It’s the end of the hedge fund world as we know it, or so it appears.
K.C. Nelson, the lead portfolio manager at Driehaus Capital Management, has lain out a grim assessment of the industry in a commentary to clients that perfectly sums up the many issues facing the industry.
From long-term structural trends to current market conditions, Nelson lays out an ugly picture for hedge funds that he thinks will end with a massive shrinking of the industry.
“So what’s the bottom line of these changing industry dynamics?” Nelson wrote.
“I believe there will be a culling of hedge funds like we’ve never seen before. I’d estimate the number of funds gets cut in half over the next couple of years.”
Thus, the title of Nelson’s commentary: “The Hedge Fund Apocalypse.”
It all comes down to performance
Nelson, whose fund manages $8.4 billion in assets, argues that hedge funds’ biggest problem is performance, or more accurately the lack thereof. Nelson said all of the issues “start and end here,” noting that hedge funds had “gotten trounced by plain vanilla investments” since 2008.
In fact, the HFRX global hedge fund composite is down 1.19% over the past five years, while the S&P 500 is up 11.02%, the Barclays US bond aggregate is up 3.60%, and a classic 60/40 mix of stocks and bonds is up 8.20%, according to Nelson.
This lackluster performance is an even bigger problem given investors’ increasing impatience.
“Further, this underperformance is magnified in today’s marketplace, where investors are irritated after a bad quarter … or month … or week,” Nelson wrote. “The idea of investing over a market cycle is increasingly a foreign one.”
With increased scrutiny on returns, the dismal run of the past few years could not come at a worse time, given the increasingly itchy trigger finger of investors.
In addition, many hedge funds are beginning to crowd into the same trades, as Steve Cohen of Point72 noted recently at the Milken conference, making it harder for hedge funds to even differentiate performance among themselves.
There are other places for investors to go
In past cycles, a few years of underperformance would no doubt be a problem for hedge funds, but there was some sense that investors had no other place to go for the kinds of strategies the funds were providing.
Now, Nelson said, there are plenty of other avenues for investors that offer not only the same types of strategies, but also better returns in today’s market along with lower costs.
“There are a number of commodity, currency and credit funds to now choose from in ETF and mutual fund vehicles,” Nelson said.
“Moreover, there are a number of daily liquidity funds that run the hedge strategies themselves. This gives investors the option to tactically move in and out of exposures that previously they often had to access through hedge funds.”

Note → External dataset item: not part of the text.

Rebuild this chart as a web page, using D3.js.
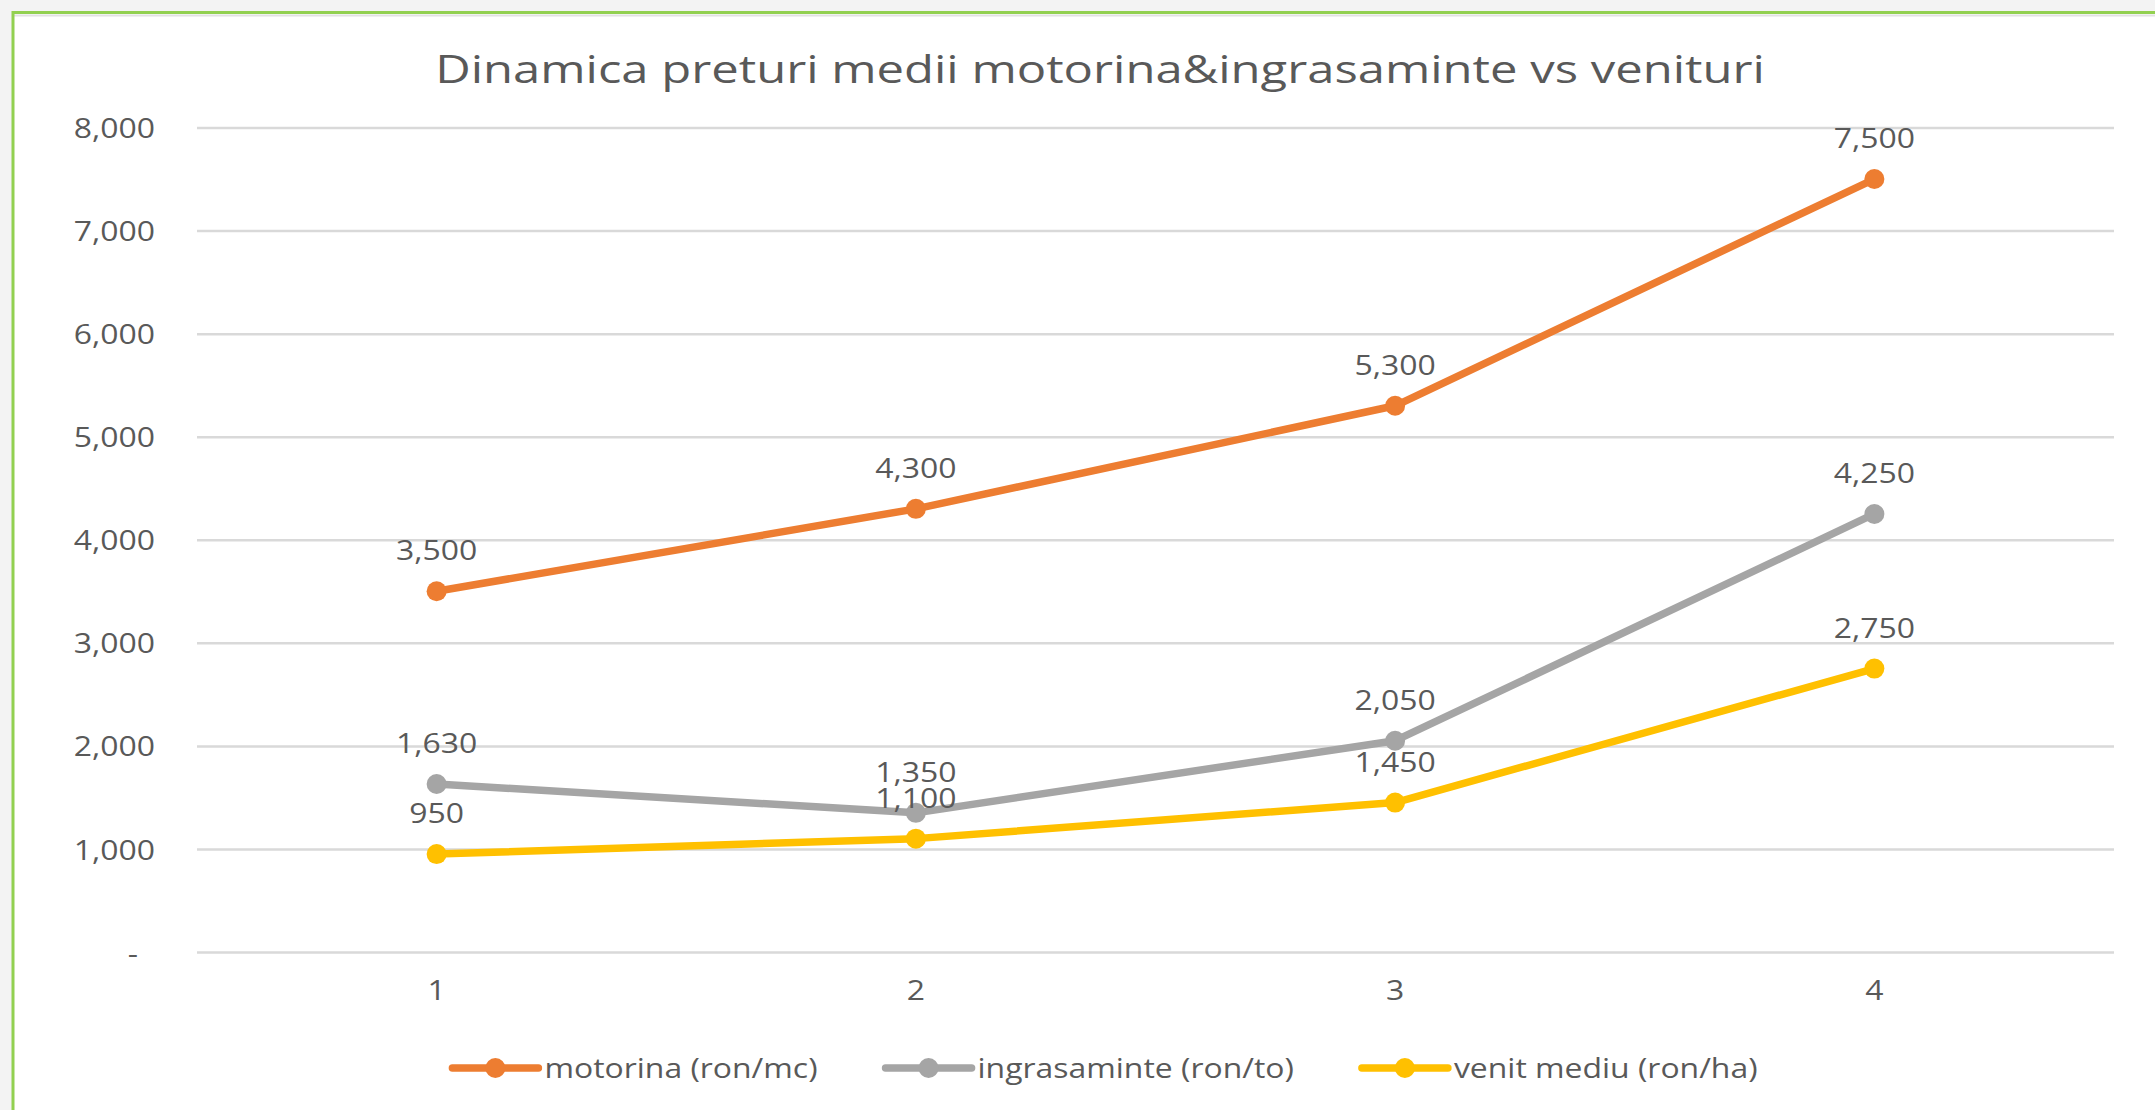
<!DOCTYPE html>
<html>
<head>
<meta charset="utf-8">
<script src="https://cdn.jsdelivr.net/npm/d3@7/dist/d3.min.js"></script>
<style>
  html, body { margin: 0; padding: 0; background: #f3f3f3; }
  svg { display: block; }
  text { font-family: "Open Sans", sans-serif; fill: #595959; }
</style>
</head>
<body>
<svg id="chart" width="2155" height="1110"></svg>
<script>
// ---- data ----
const categories = ["1", "2", "3", "4"];
const seriesNames = ["motorina (ron/mc)", "ingrasaminte (ron/to)", "venit mediu (ron/ha)"];
const motorina = [3500, 4300, 5300, 7500];
const ingrasaminte = [1630, 1350, 2050, 4250];
const venitMediu = [950, 1100, 1450, 2750];
const yTicks = [0, 1000, 2000, 3000, 4000, 5000, 6000, 7000, 8000];
const titleText = "Dinamica preturi medii motorina&ingrasaminte vs venituri";
const colors = ["#ED7D31", "#A5A5A5", "#FFC000"];

const series = [
  { name: seriesNames[0], values: motorina, color: colors[0] },
  { name: seriesNames[1], values: ingrasaminte, color: colors[1] },
  { name: seriesNames[2], values: venitMediu, color: colors[2] }
];

// ---- layout ----
const W = 2155, H = 1110;
const plot = { left: 197, right: 2114, top: 127.5, bottom: 952 };
const SX = 1.14;      // horizontal text stretch
const SX_TITLE = 1.255;
const svg = d3.select("#chart");

// chart area background + border
svg.append("rect").attr("x", 13).attr("y", 12).attr("width", W).attr("height", H)
  .attr("fill", "#ffffff");
svg.append("line").attr("x1", 13).attr("x2", W).attr("y1", 15.5).attr("y2", 15.5)
  .attr("stroke", "#e2e2e2").attr("stroke-width", 2);
svg.append("line").attr("x1", 12).attr("x2", W).attr("y1", 12.5).attr("y2", 12.5)
  .attr("stroke", "#92D050").attr("stroke-width", 3);
svg.append("line").attr("x1", 13).attr("x2", 13).attr("y1", 11).attr("y2", H)
  .attr("stroke", "#92D050").attr("stroke-width", 3);

function stretch(sel, sx) {
  sx = sx || SX;
  sel.each(function () {
    const t = d3.select(this);
    const x = +t.attr("x") || 0, y = +t.attr("y") || 0;
    t.attr("x", 0).attr("y", 0)
     .attr("transform", `translate(${x},${y}) scale(${sx},1)`);
  });
}

// scales
const x = d3.scaleBand().domain(categories).range([plot.left, plot.right]);
const cx = c => x(c) + x.bandwidth() / 2;
const y = d3.scaleLinear().domain([0, 8000]).range([plot.bottom, plot.top]);

// y axis + gridlines
const yAxis = d3.axisLeft(y)
  .tickValues(yTicks)
  .tickSizeInner(-(plot.right - plot.left))
  .tickSizeOuter(0)
  .tickPadding(42)
  .tickFormat(d => d === 0 ? "-" : d3.format(",")(d));
const gy = svg.append("g").attr("transform", `translate(${plot.left},0)`).call(yAxis);
gy.select(".domain").remove();
gy.selectAll(".tick line").attr("stroke", "#d9d9d9").attr("stroke-width", 2.5);
gy.selectAll(".tick text")
  .attr("font-size", 28).attr("fill", "#595959")
  .attr("font-family", "Open Sans")
  .attr("dy", "0.36em");
gy.selectAll(".tick text").each(function (d) {
  const t = d3.select(this);
  const dx = d === 0 ? -17 : 0;
  t.attr("x", +t.attr("x") + dx);
});
stretch(gy.selectAll(".tick text"));

// x axis labels
const xAxis = d3.axisBottom(x).tickSize(0).tickPadding(28);
const gx = svg.append("g").attr("transform", `translate(0,${plot.bottom})`).call(xAxis);
gx.select(".domain").remove();
gx.selectAll(".tick text")
  .attr("font-size", 28).attr("fill", "#595959")
  .attr("font-family", "Open Sans")
  .attr("transform", `scale(${SX},1)`);

// lines
const line = d3.line().x((d, i) => cx(categories[i])).y(d => y(d));
const gs = svg.append("g");
series.forEach(s => {
  gs.append("path").datum(s.values)
    .attr("d", line)
    .attr("fill", "none")
    .attr("stroke", s.color)
    .attr("stroke-width", 7.5)
    .attr("stroke-linejoin", "round")
    .attr("stroke-linecap", "round");
});
series.forEach(s => {
  gs.selectAll(null).data(s.values).enter().append("circle")
    .attr("cx", (d, i) => cx(categories[i]))
    .attr("cy", d => y(d))
    .attr("r", 10)
    .attr("fill", s.color);
});

// data labels
const gl = svg.append("g");
series.forEach(s => {
  const lbl = gl.selectAll(null).data(s.values).enter().append("text")
    .attr("x", (d, i) => cx(categories[i]))
    .attr("y", d => y(d) - 31)
    .attr("text-anchor", "middle")
    .attr("font-size", 28)
    .text(d => d3.format(",")(d));
  stretch(lbl);
});

// title
const title = svg.append("text")
  .attr("x", 1100).attr("y", 83)
  .attr("text-anchor", "middle")
  .attr("font-size", 39)
  .text(titleText);
stretch(title, SX_TITLE);

// legend
const legY = 1068, lineLen = 86, textGap = 6, itemGap = 68;
const gLeg = svg.append("g");
const items = series.map(s => {
  const g = gLeg.append("g");
  g.append("line").attr("x1", 0).attr("x2", lineLen).attr("y1", 0).attr("y2", 0)
    .attr("stroke", s.color).attr("stroke-width", 7.5).attr("stroke-linecap", "round");
  g.append("circle").attr("cx", lineLen / 2).attr("cy", 0).attr("r", 10).attr("fill", s.color);
  const t = g.append("text").attr("x", lineLen + textGap).attr("y", 0).attr("dy", "0.35em")
    .attr("font-size", 28).text(s.name);
  stretch(t);
  const w = lineLen + textGap + t.node().getComputedTextLength() * SX;
  return { g, w };
});
const total = d3.sum(items, d => d.w) + itemGap * (items.length - 1);
let pos = 1105 - total / 2;
items.forEach(it => {
  it.g.attr("transform", `translate(${pos},${legY})`);
  pos += it.w + itemGap;
});
</script>
</body>
</html>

This is similar to commentary we have heard from other funds. Highland Capital chief investment officer Mark Okada has said liquid alternatives, similar to hedge funds but with the ability to move money in and out on a daily basis, will be as disruptive to the industry as Uber has been to taxis.
- Sergio Perez/Reuters
Nelson in fact mentioned that many institutional investors such as pension funds and insurance companies were already quickly reallocating away from hedge funds.
“After years of inaction, the tide is now changing fast on this front,” Nelson said. “Whether driven by their own decision making or their clients’, the institutional consultant community is under severe pressure to justify the presence of hedge funds in client portfolios.“
To be fair, Nelson’s firm provides liquid alternatives, putting him in competition with the hedge funds he is discussing, but he acknowledges that even liquid alts are getting hurt by the shift as many investors are moving to private equity or basic portfolios.
The issue for both hedge funds and Nelson’s firm is that with so many options it becomes easier for large investors to move money to the best-performing investment type.
It will get ugly
Thus, you get the “culling” of the funds. But even those that survive, Nelson predicted, will be hit where it most hurts: fees.
“There will be a new push for lower fees, similar to the one that took average fees from 2 & 20 to 1.5 & 15 several years ago,” he said in the commentary.
The move to investment vehicles with lower fees is a more secular trend and is certainly not limited to hedge funds. But the push for lower fees from the aforementioned alternatives will hit the income of funds that are already struggling to make gains in the market.
Add together the miserable performance, readily available alternatives, lower fees, and restless investors, and you’ve got a tough road for the hedge fund industry.